(Input records):
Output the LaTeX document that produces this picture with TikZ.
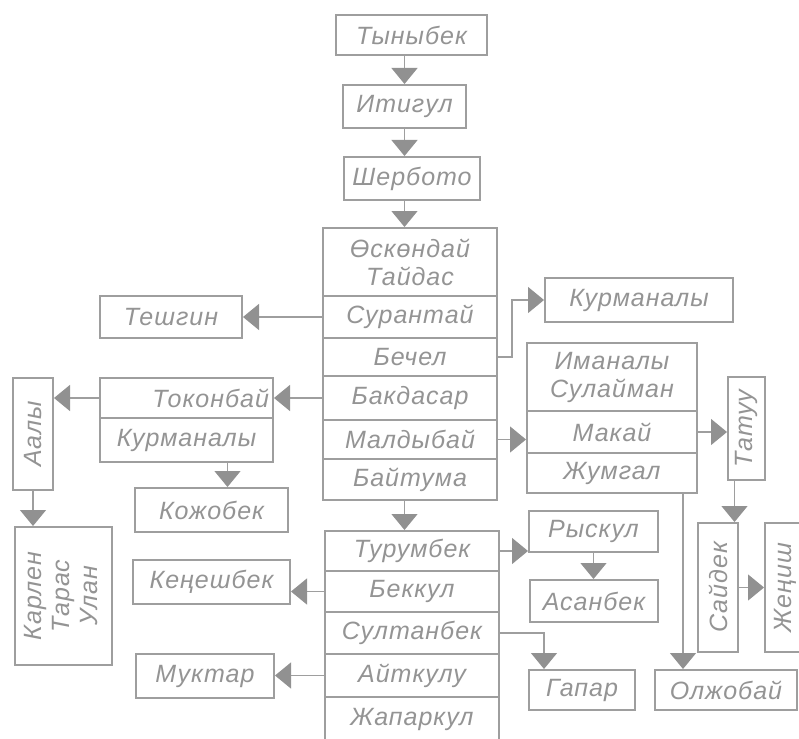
\documentclass[tikz,border=0pt]{standalone}
\usepackage{fontspec}
\usepackage{graphicx}
\usetikzlibrary{arrows.meta}
\newfontfamily\nf{Liberation Sans}[LetterSpace=4]
\definecolor{lc}{RGB}{158,158,158}
\definecolor{tc}{RGB}{148,148,148}
\definecolor{ac}{RGB}{145,145,145}
\begin{document}
\begin{tikzpicture}[x=1pt,y=-1pt,
  bx/.style={draw=lc, line width=2pt, inner sep=0pt, text=tc,
    font=\nf\itshape\fontsize{25}{28}\selectfont, align=center},
  sz/.style 2 args={minimum width=#1pt, minimum height=#2pt},
  conn/.style={draw=lc, line width=1.2pt, -{Triangle[length=16pt,width=26pt,color=ac]}}]
\useasboundingbox[fill=white] (0,0) rectangle (799,738);

% top chain
\node[bx, sz={151}{40}] (tyn) at (411.5,35) {Тыныбек};
\node[bx, sz={123}{43}] (iti) at (404.5,106.5) {Итигул};
\node[bx, sz={136}{43}] (sher) at (412,178.5) {Шербото};

% main upper box
\node[bx, sz={174}{68}] (osk) at (410,262) {Өскөндай\\Тайдас};
\node[bx, sz={174}{42}] (sur) at (410,317) {Сурантай};
\node[bx, sz={174}{38}] (bech) at (410,357) {Бечел};
\node[bx, sz={174}{44}] (bak) at (410,398) {Бакдасар};
\node[bx, sz={174}{39}] (mal) at (410,439.5) {Малдыбай};
\node[bx, sz={174}{41}] (bay) at (410,479.5) {Байтума};

% main lower box
\node[bx, sz={174}{40}] (tur) at (412,551) {Турумбек};
\node[bx, sz={174}{41}] (bek) at (412,591.5) {Беккул};
\node[bx, sz={174}{42}] (sul) at (412,633) {Султанбек};
\node[bx, sz={174}{43}] (ayt) at (412,675.5) {Айткулу};
\node[bx, sz={174}{45}] (zhap) at (412,719.5) {Жапаркул};

% left side
\node[bx, sz={142}{42}] (tesh) at (171,317) {Тешгин};
\node[bx, sz={173}{40}, text width=165pt, align=right] (tok) at (186.5,398) {Токонбай};
\node[bx, sz={173}{44}] (kur2) at (186.5,440) {Курманалы};
\node[bx, sz={40}{112}] (aaly) at (33,434) {\rotatebox{90}{Аалы}};
\node[bx, sz={97}{138}] (karl) at (63.5,596) {\rotatebox{90}{\begin{tabular}{@{}c@{}}Карлен\\Тарас\\Улан\end{tabular}}};
\node[bx, sz={153}{44}] (kozh) at (211.5,510) {Кожобек};
\node[bx, sz={157}{44}] (ken) at (211.5,582) {Кеңешбек};
\node[bx, sz={138}{44}] (muk) at (205,676) {Муктар};

% right side
\node[bx, sz={188}{44}] (kurm) at (639,300) {Курманалы};
\node[bx, sz={170}{68}] (ima) at (612,377) {Иманалы\\Сулайман};
\node[bx, sz={170}{42}] (mak) at (612,432) {Макай};
\node[bx, sz={170}{40}] (jum) at (612,473) {Жумгал};
\node[bx, sz={37}{103}] (tat) at (746.5,428.5) {\rotatebox{90}{Татуу}};
\node[bx, sz={40}{129}] (said) at (718,587.5) {\rotatebox{90}{Сайдек}};
\node[bx, sz={40}{129}] (zhen) at (785,587.5) {\rotatebox{90}{Жеңиш}};
\node[bx, sz={129}{41}] (rys) at (593.5,531.5) {Рыскул};
\node[bx, sz={128}{42}] (asan) at (594,601) {Асанбек};
\node[bx, sz={106}{40}] (gap) at (582,690) {Гапар};
\node[bx, sz={142}{40}] (olzh) at (726,690) {Олжобай};

% connectors
\draw[conn] (tyn.south -| iti.north) -- (iti.north);
\draw[conn] (iti.south) -- (iti.south |- sher.north);
\draw[conn] (iti.south |- sher.south) -- (iti.south |- osk.north);
\draw[conn] (iti.south |- bay.south) -- (iti.south |- tur.north);
\draw[conn] (sur.west) -- (sur.west -| tesh.east);
\draw[conn] (bech.east) -- ++(14,0) |- (kurm.west);
\draw[conn] (bak.west) -- (bak.west -| tok.east);
\draw[conn] (mal.east) -- (mal.east -| mak.west);
\draw[conn] (mak.east) -- (mak.east -| tat.west);
\draw[conn] ([xshift=-12pt]tat.south) -- ([xshift=-12pt]tat.south |- said.north);
\draw[conn] (said.east) -- (said.east -| zhen.west);
\draw[conn] ([xshift=71pt]jum.south) -- ([xshift=71pt]jum.south |- olzh.north);
\draw[conn] (tok.west) -- (tok.west -| aaly.east);
\draw[conn] (aaly.south) -- (aaly.south |- karl.north);
\draw[conn] ([xshift=41pt]kur2.south) -- ([xshift=41pt]kur2.south |- kozh.north);
\draw[conn] (bek.west) -- (bek.west -| ken.east);
\draw[conn] (ayt.west) -- (ayt.west -| muk.east);
\draw[conn] (tur.east) -- (tur.east -| rys.west);
\draw[conn] (rys.south) -- (rys.south |- asan.north);
\draw[conn] (sul.east) -| ([xshift=-38pt]gap.north);
\end{tikzpicture}
\end{document}
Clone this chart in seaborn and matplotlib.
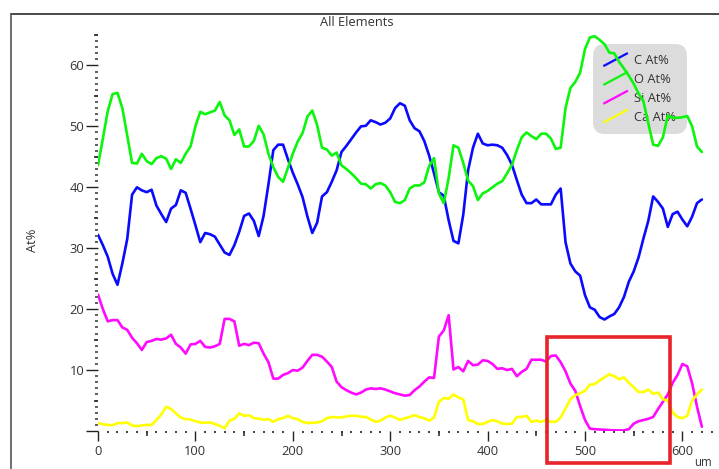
import numpy as np
import pandas as pd
import matplotlib
matplotlib.use("Agg")
import matplotlib.pyplot as plt
import seaborn as sns
from matplotlib.legend_handler import HandlerBase
from matplotlib.lines import Line2D
from matplotlib.patches import Rectangle
from matplotlib.ticker import MultipleLocator, FixedLocator, NullFormatter

# Line-scan positions (um) and atomic percentages per element
distance_um = np.arange(0, 625, 5)

carbon = [
    32.2, 30.5, 28.6, 25.8, 24.0, 27.5, 31.5, 38.8, 40.0, 39.5,
    39.2, 39.6, 37.0, 35.6, 34.3, 36.5, 37.1, 39.5, 39.1, 36.5,
    33.8, 31.0, 32.5, 32.3, 31.9, 30.6, 29.3, 28.9, 30.5, 32.7,
    35.3, 35.7, 34.5, 32.0, 35.3, 40.5, 46.1, 47.0, 47.0, 44.6,
    42.4, 40.5, 38.4, 35.2, 32.5, 34.2, 38.5, 39.2, 40.9, 42.8,
    45.8, 46.8, 47.9, 49.0, 50.0, 50.1, 51.0, 50.7, 50.3, 50.6,
    51.3, 53.0, 53.8, 53.4, 51.0, 49.7, 49.2, 47.6, 45.2, 42.3,
    39.2, 38.6, 34.6, 31.2, 30.8, 35.5, 42.8, 46.5, 48.8, 47.2,
    46.9, 47.0, 46.9, 46.5, 45.3, 43.7, 41.2, 38.8, 37.4, 37.4,
    38.0, 37.2, 37.2, 37.2, 38.8, 39.8, 31.0, 27.5, 26.2, 25.5,
    22.3, 20.3, 19.9, 18.7, 18.3, 18.8, 19.2, 20.3, 22.0, 24.5,
    26.2, 28.5, 31.6, 34.5, 38.5, 37.6, 36.5, 33.5, 35.6, 36.0,
    34.7, 33.6, 35.2, 37.4, 38.0,
]

oxygen = [
    43.6, 48.0, 52.5, 55.3, 55.5, 53.0, 48.5, 44.0, 43.9, 45.5,
    44.3, 43.8, 44.8, 45.1, 44.7, 43.0, 44.6, 44.0, 45.5, 46.7,
    50.0, 52.4, 52.0, 52.3, 52.6, 54.0, 51.8, 51.0, 48.6, 49.5,
    46.7, 46.7, 47.6, 50.1, 48.7, 45.5, 43.3, 41.7, 40.9, 43.2,
    45.5, 47.5, 48.9, 51.6, 52.6, 50.2, 46.5, 46.2, 45.2, 45.7,
    43.6, 43.0, 42.3, 41.5, 40.6, 40.5, 39.8, 40.5, 40.7, 40.3,
    39.2, 37.6, 37.4, 37.9, 39.8, 40.3, 40.3, 40.8, 43.5, 44.8,
    39.0, 37.4, 41.5, 46.9, 46.5, 44.0, 41.1, 40.2, 37.9, 39.0,
    39.4, 40.0, 40.6, 41.0, 42.3, 43.7, 46.1, 48.2, 49.0, 48.4,
    47.9, 48.8, 48.8, 48.0, 46.3, 46.5, 53.0, 56.3, 57.3, 58.8,
    62.7, 64.6, 64.8, 64.2, 63.5, 62.1, 62.0, 60.6, 59.5, 58.3,
    57.0, 55.4, 54.1, 50.5, 47.0, 46.8, 48.2, 51.8, 51.4, 51.4,
    51.5, 51.7, 50.0, 46.7, 45.8,
]

silicon = [
    22.4, 20.0, 18.0, 18.2, 18.2, 17.0, 16.6, 15.3, 14.4, 13.3,
    14.6, 14.8, 15.1, 15.0, 15.2, 15.8, 14.3, 13.7, 12.7, 14.2,
    14.3, 14.8, 13.8, 13.7, 13.9, 14.3, 18.4, 18.4, 18.0, 14.0,
    14.3, 14.1, 14.5, 14.4, 12.7, 11.3, 8.6, 8.6, 9.2, 9.5,
    10.0, 9.9, 10.4, 11.5, 12.5, 12.5, 12.2, 11.4, 10.5, 8.1,
    7.2, 6.7, 6.3, 6.0, 6.3, 6.8, 7.0, 6.9, 7.0, 6.8,
    6.5, 6.2, 6.0, 5.8, 5.9, 6.7, 7.3, 8.1, 8.8, 8.7,
    15.5, 16.5, 19.0, 10.1, 10.5, 9.8, 11.5, 10.8, 10.9, 11.6,
    11.5, 11.0, 10.2, 10.3, 10.0, 10.2, 9.0, 9.7, 10.2, 11.7,
    11.7, 11.7, 11.4, 12.3, 12.4, 11.3, 9.8, 7.8, 6.6, 4.1,
    1.8, 0.4, 0.3, 0.25, 0.2, 0.15, 0.1, 0.1, 0.1, 0.3,
    1.2, 1.6, 1.8, 2.0, 2.3, 3.6, 4.8, 6.0, 7.9, 9.2,
    11.0, 10.6, 7.8, 4.0, 0.7,
]

calcium = [
    1.3, 1.1, 1.0, 0.95, 1.3, 1.3, 1.4, 0.9, 0.8, 0.9,
    1.0, 1.0, 1.8, 2.7, 4.0, 3.6, 2.9, 2.2, 1.95, 1.9,
    1.6, 1.4, 1.35, 1.4, 1.15, 0.85, 0.45, 1.7, 2.0, 2.9,
    2.5, 2.6, 2.1, 2.05, 1.85, 1.95, 1.5, 1.95, 2.1, 2.5,
    2.1, 1.95, 1.5, 1.3, 1.35, 1.4, 1.6, 2.1, 2.3, 2.25,
    2.2, 2.4, 2.5, 2.5, 2.35, 2.3, 1.9, 1.5, 1.7, 2.2,
    2.5, 2.2, 1.8, 2.1, 2.3, 2.6, 2.3, 2.1, 1.7, 2.2,
    4.8, 5.4, 5.3, 6.0, 5.5, 5.2, 1.8, 1.6, 1.15, 1.15,
    1.5, 1.8, 1.6, 1.2, 1.15, 1.2, 2.3, 2.3, 2.5, 1.5,
    1.7, 1.5, 1.8, 1.5, 1.5, 2.2, 3.7, 5.2, 5.9, 6.2,
    6.6, 7.6, 7.7, 8.3, 8.8, 9.3, 9.0, 8.5, 8.8, 7.9,
    7.2, 6.4, 6.4, 6.8, 6.1, 6.3, 5.2, 5.0, 3.0, 2.3,
    2.1, 2.5, 5.0, 6.0, 6.8,
]

series_labels = ["C At%", "O At%", "Si At%", "Ca At%"]
series_colors = ["#0a0aff", "#0cf50c", "#ff0aff", "#ffff00"]
x_major_ticks = [0, 100, 200, 300, 400, 500, 600]
y_major_ticks = [0, 10, 20, 30, 40, 50, 60]

TEXT = "#333333"
FS = 9.3

df = pd.concat(
    [
        pd.DataFrame({"distance": distance_um, "value": vals, "element": lab})
        for vals, lab in zip([carbon, oxygen, silicon, calcium], series_labels)
    ],
    ignore_index=True,
)

sns.set_style("white")
plt.rcParams["font.family"] = ["Open Sans", "DejaVu Sans"]

W, H = 719, 469
fig = plt.figure(figsize=(W / 100, H / 100), dpi=100)
ax = fig.add_axes([98 / W, 1 - 431 / H, (719 - 98) / W, (431 - 35) / H])

sns.lineplot(
    data=df, x="distance", y="value", hue="element",
    hue_order=series_labels, palette=series_colors,
    sort=False, estimator=None, linewidth=1.9, legend=False, ax=ax,
)

ax.set_xlim(0, (719 - 98) / 0.974)
ax.set_ylim(0, 65)
ax.set_xlabel("")
ax.set_ylabel("")
for s in ax.spines.values():
    s.set_visible(False)

# tick marks: long majors, medium at the halves, dots for minors
ax.xaxis.set_major_locator(FixedLocator(x_major_ticks))
ax.xaxis.set_minor_locator(MultipleLocator(10))
ax.yaxis.set_major_locator(FixedLocator(y_major_ticks))
ax.set_yticklabels(["" if t == 0 else str(t) for t in y_major_ticks])
ax.yaxis.set_minor_locator(MultipleLocator(1))
ax.tick_params(axis="x", which="major", direction="out", length=7.5, width=1.0,
               color="#222222", labelsize=FS, labelcolor=TEXT, pad=2.5, bottom=True)
ax.tick_params(axis="y", which="major", direction="out", length=9, width=1.0,
               color="#222222", labelsize=FS, labelcolor=TEXT, pad=1, left=True)
ax.tick_params(axis="x", which="minor", direction="out", length=1.6, width=1.3,
               color="#333333", bottom=True)
ax.tick_params(axis="y", which="minor", direction="out", length=2.0, width=1.1,
               color="#333333", left=True)

secx = ax.secondary_xaxis("bottom")
secx.xaxis.set_major_locator(FixedLocator([50, 150, 250, 350, 450, 550]))
secx.xaxis.set_major_formatter(NullFormatter())
secx.tick_params(direction="out", length=3.6, width=1.2, color="#333333")
secx.spines["bottom"].set_visible(False)

secy = ax.secondary_yaxis("left")
secy.yaxis.set_major_locator(FixedLocator([5, 15, 25, 35, 45, 55, 65]))
secy.yaxis.set_major_formatter(NullFormatter())
secy.tick_params(direction="out", length=3.2, width=1.2, color="#333333")
secy.spines["left"].set_visible(False)


class DiagonalHandler(HandlerBase):
    def create_artists(self, legend, orig_handle, xdescent, ydescent,
                       width, height, fontsize, trans):
        x0, y0 = -xdescent, -ydescent
        line = Line2D([x0, x0 + width], [y0 - 0.2 * height, y0 + 1.25 * height],
                      color=orig_handle.get_color(), linewidth=1.6,
                      solid_capstyle="butt")
        line.set_transform(trans)
        return [line]


handles = [Line2D([], [], color=c) for c in series_colors]
leg = ax.legend(
    handles, series_labels, handler_map={Line2D: DiagonalHandler()},
    loc="upper left", bbox_to_anchor=(593 / W, 1 - 44 / H),
    bbox_transform=fig.transFigure, frameon=True, fancybox=True,
    facecolor="#dcdcdc", edgecolor="none", framealpha=1, fontsize=FS,
    handlelength=1.9, handletextpad=0.5, labelspacing=0.45, borderpad=0.8,
    borderaxespad=0,
)
leg.get_frame().set_boxstyle("round,pad=0,rounding_size=0.9")
for t in leg.get_texts():
    t.set_color(TEXT)
leg.set_zorder(1)

# highlighted region around the Ca-rich zone
ax.add_patch(Rectangle((461, -5.2), 126, 20.6, fill=False, edgecolor="#e8232a",
                       linewidth=2.6, clip_on=False, zorder=6))

fig.text(357 / W, 1 - 22 / H, "All Elements", ha="center", va="center",
         fontsize=FS, color=TEXT)
fig.text(33 / W, 1 - 240 / H, "At%", ha="center", va="center", rotation=90,
         fontsize=FS, color=TEXT)
fig.text(703 / W, 1 - 468.5 / H, "um", ha="center", va="bottom",
         fontsize=8.3, color=TEXT)

# outer panel frame (top and left edges)
fig.add_artist(Line2D([11 / W, 1], [1 - 14 / H, 1 - 14 / H], transform=fig.transFigure,
                      color="#2a2a2a", linewidth=1.2))
fig.add_artist(Line2D([11 / W, 11 / W], [0, 1 - 14 / H], transform=fig.transFigure,
                      color="#555555", linewidth=1.2))

fig.savefig("out.png", dpi=100)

(Problem to work on): Exactly as they appear, print the lines of the listing above from its first line through the line that contains "(sher) at (412,178.5)", minus the pictures.

(The reply):
Output the LaTeX document that produces this picture with TikZ.
\documentclass[tikz,border=0pt]{standalone}
\usepackage{fontspec}
\usepackage{graphicx}
\usetikzlibrary{arrows.meta}
\newfontfamily\nf{Liberation Sans}[LetterSpace=4]
\definecolor{lc}{RGB}{158,158,158}
\definecolor{tc}{RGB}{148,148,148}
\definecolor{ac}{RGB}{145,145,145}
\begin{document}
\begin{tikzpicture}[x=1pt,y=-1pt,
  bx/.style={draw=lc, line width=2pt, inner sep=0pt, text=tc,
    font=\nf\itshape\fontsize{25}{28}\selectfont, align=center},
  sz/.style 2 args={minimum width=#1pt, minimum height=#2pt},
  conn/.style={draw=lc, line width=1.2pt, -{Triangle[length=16pt,width=26pt,color=ac]}}]
\useasboundingbox[fill=white] (0,0) rectangle (799,738);

% top chain
\node[bx, sz={151}{40}] (tyn) at (411.5,35) {Тыныбек};
\node[bx, sz={123}{43}] (iti) at (404.5,106.5) {Итигул};
\node[bx, sz={136}{43}] (sher) at (412,178.5) {Шербото};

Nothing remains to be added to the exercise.